Do you believe the economy can best be improved through city policies (yes) or national policies (no)?

  • Smaller communities are easier to regulate.

    City policies are much more capable of maintaining the economy on a smaller level, as they know what their individual region needs. Too much national oversight only leads to bureaucracy, and a mismanagement of resources as the higher-ups misunderstand what factors into each individual region's microeconomy. City policies allow for more micromanagement of each region, to maximize economic output.

  • It must be national policy.

    Very rarely do you see a local economy outlast or outdo a federal economy. Sure, there are certain cities that do better than the federal level--such as New York and Boston--but for the most part, federal law is the best way to go. Set the bar high federally and watch things improve.

  • National Policies are better

    Living in the city of Detroit all I can say is that they don't have much knowledge on how to help the economy and help the citizens of Detroit in general. So I would have to say that National policies would be way better for the economy. Detroit should follow what others have done, and improve on the economy that way. They should adept that the national policies.

  • No, I believe an economy can be best improved through national policies.

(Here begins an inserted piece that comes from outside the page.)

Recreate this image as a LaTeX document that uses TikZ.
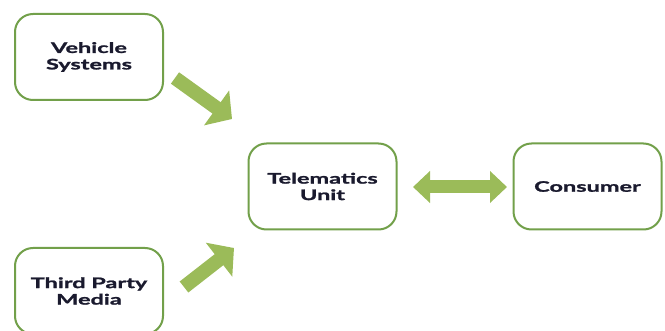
\documentclass[tikz,border=0pt]{standalone}
\usepackage{fontspec}
\newfontfamily\boxfont{Lato}[FakeStretch=1.62,FakeBold=1.5]
\usetikzlibrary{arrows.meta}
\definecolor{boxgreen}{HTML}{72A04A}
\definecolor{arrowgreen}{HTML}{9BBB59}
\definecolor{txt}{HTML}{1A1A2E}
\begin{document}
\begin{tikzpicture}[x=1pt,y=-1pt,
  box/.style={draw=boxgreen, line width=2pt, rounded corners=18pt, fill=white,
    text=txt, font=\boxfont\bfseries\fontsize{14.5}{16.5}\selectfont,
    align=center, inner sep=0pt, minimum width=148pt, minimum height=86pt},
  flow/.style={draw=arrowgreen, line width=14pt, -{Triangle[length=19pt,width=42pt]}},
  both/.style={draw=arrowgreen, line width=13pt, {Triangle[length=17pt,width=31pt]}-{Triangle[length=17pt,width=31pt]}}]
\useasboundingbox (0,0) rectangle (665,331);
\node[box] (veh) at (89,57) {Vehicle\\Systems};
\node[box] (tel) at (322.5,186.5) {Telematics\\Unit};
\node[box] (con) at (587.5,186.5) {Consumer};
\node[box] (tpm) at (89,291) {Third Party\\Media};
\coordinate (a1s) at (175,78);
\coordinate (a1e) at (232,119);
\coordinate (a3s) at (184,287);
\coordinate (a3e) at (234,248);
\coordinate (a2s) at (413,187);
\coordinate (a2e) at (507,187);
\draw[flow] (a1s) -- (a1e);
\draw[flow] (a3s) -- (a3e);
\draw[both] (a2s) -- (a2e);
\end{tikzpicture}
\end{document}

    Overall implementing economic beneficial national policies will eventually reach the local level and benefit everyone, I think local/city policies can tweak those national policies to make sure they are as effective as possible in the area but overall I think national policies are better at improving the overall nations economy.

  • I think national policies work best.

    I think that both city and national policies have an effect on a local economy, but ultimately, the national policy will be the policy that drives the success of a city the most. If it is national policy that jobs are permitted to be driven out to India and other places for a fraction of the cost, then there isn't much that a city policy can do about that.